While SVN supports multiple approaches to branching/merging, I've found the solution to this problem that optimizes #1 and #2 from above involves a crucial extra step. Consider the following method:
  1. Make sure your own branch is up to date
  2. Determine the revision from which source material forked from target
  3. Construct a merge command based on the computed source revision

The step people skip is #2.  In our example above, merging from the branch represented by commits r3-4 require you to specify r3 as the source of merge material while merging files changed by commit r5 from the branch to the trunk requires specifying r5 to preserve the later merge meta-data (*1). To make this more concrete, imagine that A has a checkout of the trunk, currently at r1 that (s)he intends to update to r5 to reflect the branch's changes. Let's follow the process.
  1. Conducting an update will pull down files from r4, changed in the trunk
  2. Iterating through remaining files in the source tree, two sets of source anchors will be reported: Set X (r2) & Set Y (r5)
  3. Conducting the merge requires issuing two merge commands, each on its respective set from the previous bullet:
    svn merge -r2:HEAD <'branch' URL> <'trunk' path to Set X>
    svn merge -r3:HEAD <'branch' URL> <'trunk' path to Set Y>
    
If committors confine Set X to a single sub-directory, then the commands indicated in the last list item can be issued as they're parametrized: as single <'branch' src> <'trunk' target> tuples. However, if changed files spread across sub-directories, developers conducting merges will have to issue multiple commands, each specifying specific 'branch' source URLs and target paths. Yes, this frustrates everybody involved. The up-shot? as the person conducting the merge, you move slowly and methodically through a merge, understanding changes to each file / directory explicitly (especially where changes have fractured themselves across directories). This has also caused me and my development lead to merge between branches more often than on previous projects--causing us to remain more in sync with each other.
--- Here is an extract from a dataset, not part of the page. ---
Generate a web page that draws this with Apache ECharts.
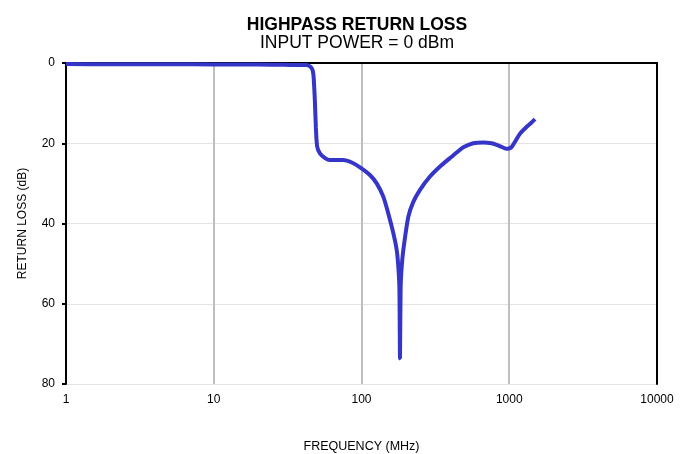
<!DOCTYPE html>
<html><head><meta charset="utf-8">
<script src="https://cdn.jsdelivr.net/npm/echarts@6/dist/echarts.min.js"></script>
<style>html,body{margin:0;padding:0;background:#fff}#c{width:689px;height:454px}</style>
</head><body><div id="c"></div>
<script>
const freqMHz = [1, 2, 5, 10, 20, 30, 38, 42.4, 45, 46.5, 47.3, 48.3, 49.1, 50.1, 52.3, 56.7, 61, 68, 75, 86, 97.7, 114, 126.7, 140.4, 151.8, 164.2, 173.1, 177.5, 180.5, 182.2, 184, 187.1, 191.9, 207.5, 224.2, 248.9, 290.8, 339.9, 397, 441, 489, 571, 667, 760, 822, 900, 961, 1000, 1040, 1100, 1183, 1312, 1400, 1494];
const returnLoss = [0.25, 0.3, 0.3, 0.35, 0.4, 0.45, 0.5, 0.5, 0.9, 1.6, 3, 9, 16, 20.8, 22.5, 23.7, 24.2, 24.2, 24.2, 24.8, 26, 27.9, 30.0, 33.3, 37.5, 42.4, 46.6, 50.8, 56, 73.6, 56, 50.8, 46.6, 38.3, 34.6, 31.6, 28.3, 25.8, 23.7, 22.3, 21.0, 20.0, 19.8, 20.0, 20.4, 21.0, 21.4, 21.3, 20.9, 19.5, 17.6, 15.9, 15.0, 14.0];
const yTicks = [0, 20, 40, 60, 80];
const xTicks = [1, 10, 100, 1000, 10000];
const titleText = 'HIGHPASS RETURN LOSS';
const subText = 'INPUT POWER = 0 dBm';

const font = 'Liberation Sans, Arial, sans-serif';
const chart = echarts.init(document.getElementById('c'));
chart.setOption({
  animation: false,
  title: [
    {text: titleText, left: 352, top: 11, textAlign: 'center',
     textStyle: {fontFamily: font, fontSize: 17.5, fontWeight: 'bold', color: '#000'}},
    {text: subText, left: 352, top: 29, textAlign: 'center',
     textStyle: {fontFamily: font, fontSize: 17.5, fontWeight: 'normal', color: '#000'}}
  ],
  grid: {left: 66, right: 32, top: 63, bottom: 70, containLabel: false, outerBoundsMode: 'none'},
  xAxis: [{
    type: 'log', logBase: 10, min: xTicks[0], max: xTicks[xTicks.length-1],
    name: 'FREQUENCY (MHz)', nameLocation: 'middle', nameGap: 56,
    nameTextStyle: {fontFamily: font, fontSize: 12.5, color: '#000'},
    axisLine: {lineStyle: {color: '#000', width: 2}},
    axisTick: {show: false},
    axisLabel: {fontFamily: font, fontSize: 12, color: '#000', margin: 10,
      formatter: v => String(Math.round(v))},
    splitLine: {show: true, lineStyle: {color: '#bfbfbf', width: 2}},
    minorTick: {show: false}
  }, {
    type: 'value', position: 'top', min: 0, max: 1,
    axisLine: {show: true, onZero: false, lineStyle: {color: '#000', width: 2}},
    axisTick: {show: false}, axisLabel: {show: false}, splitLine: {show: false}
  }],
  yAxis: [{
    type: 'value', inverse: true, min: yTicks[0], max: yTicks[yTicks.length-1], interval: 20,
    name: 'RETURN LOSS (dB)', nameLocation: 'middle', nameGap: 37,
    nameTextStyle: {fontFamily: font, fontSize: 12, color: '#000'},
    axisLine: {show: true, lineStyle: {color: '#000', width: 2}},
    axisTick: {show: true, length: 4, lineStyle: {color: '#000', width: 2}},
    axisLabel: {fontFamily: font, fontSize: 12, color: '#000', margin: 11},
    splitLine: {show: true, lineStyle: {color: '#e3e3e3', width: 1}}
  }, {
    type: 'value', position: 'right', min: 0, max: 1,
    axisLine: {show: true, onZero: false, lineStyle: {color: '#000', width: 2}},
    axisTick: {show: false}, axisLabel: {show: false}, splitLine: {show: false}
  }],
  series: [{
    type: 'line', xAxisIndex: 0, yAxisIndex: 0,
    data: freqMHz.map((f, i) => [f, returnLoss[i]]),
    showSymbol: false, smooth: 0.25,
    lineStyle: {color: '#3535c8', width: 4},
    z: 5
  }]
});
</script></body></html>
I provide two tools to make the process easier. First, a simple script to accomplish merge step #2: determine the revision at which the source material forked:

 #!/bin/sh


svn log --stop-on-copy | grep '^r' | tail -n 1 | cut -f 1 -d ' ' | cut -f 2- -d 'r'

Name this file something like SVN_determine_revision_anchor and pass it the file / directory of which you desire to know the last branch point.
If you don't like calling the merge command manually (long URL paths can make this a pain), use something like the following, which I named merge.sh:

 
#!/bin/sh


URL_PREFACE="https://svn.myorg.org/svn/repos/dev/myapp"

URL_SUFFIX="current"


TO_MERGE="${URL_PREFACE}/$1/${URL_SUFFIX}"
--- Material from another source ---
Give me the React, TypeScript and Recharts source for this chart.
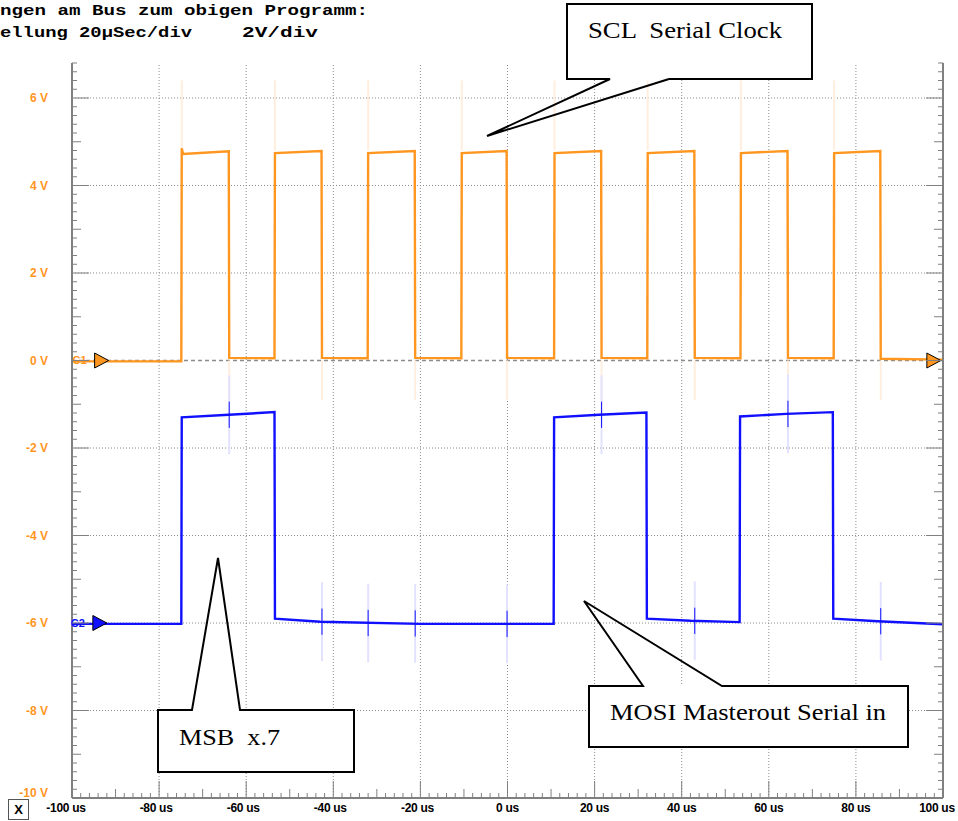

TARGET="${URL_PREFACE}/$2/${URL_SUFFIX}"

SUPPLYING_BRANCH_REV="`svn log --stop-on-copy ${TO_MERGE} | grep 
"r[0-9]" | tail -n 1 | cut -f 1 -d '|' | cut -f 2 -d 'r' | sed 's/ //'`"

TARGET_BRANCH_REV="`svn info ${TARGET} | grep Revision | cut -f 2- -d ':' |sed 's/^[ ]*//'`"


echo "Merging ${TO_MERGE}@${SUPPLYING_BRANCH_REV} with ${TARGET}@${TARGET_BRANCH_REV}"

svn merge -r${SUPPLYING_BRANCH_REV}:${TARGET_BRANCH_REV} ${TO_MERGE}

Call this script with two parameters: first the source of the merge information and the second the target tag. You'll note, in essence, that this second script incapsulates the functionality of the first. 

Summary
When conducting merges with SVN, please consider the source revision and forks carefully (on a file-by-file basis if necessary). While other mechanisms may work to merge things without this step, combining multiple forks later will likely create unexpected conflicts and difficulty.

(*1) To me, this represents defeat on the part of the version control system. What purpose should a version control system serve if not to keep track of this very branch information for use in resolving merge scenarios?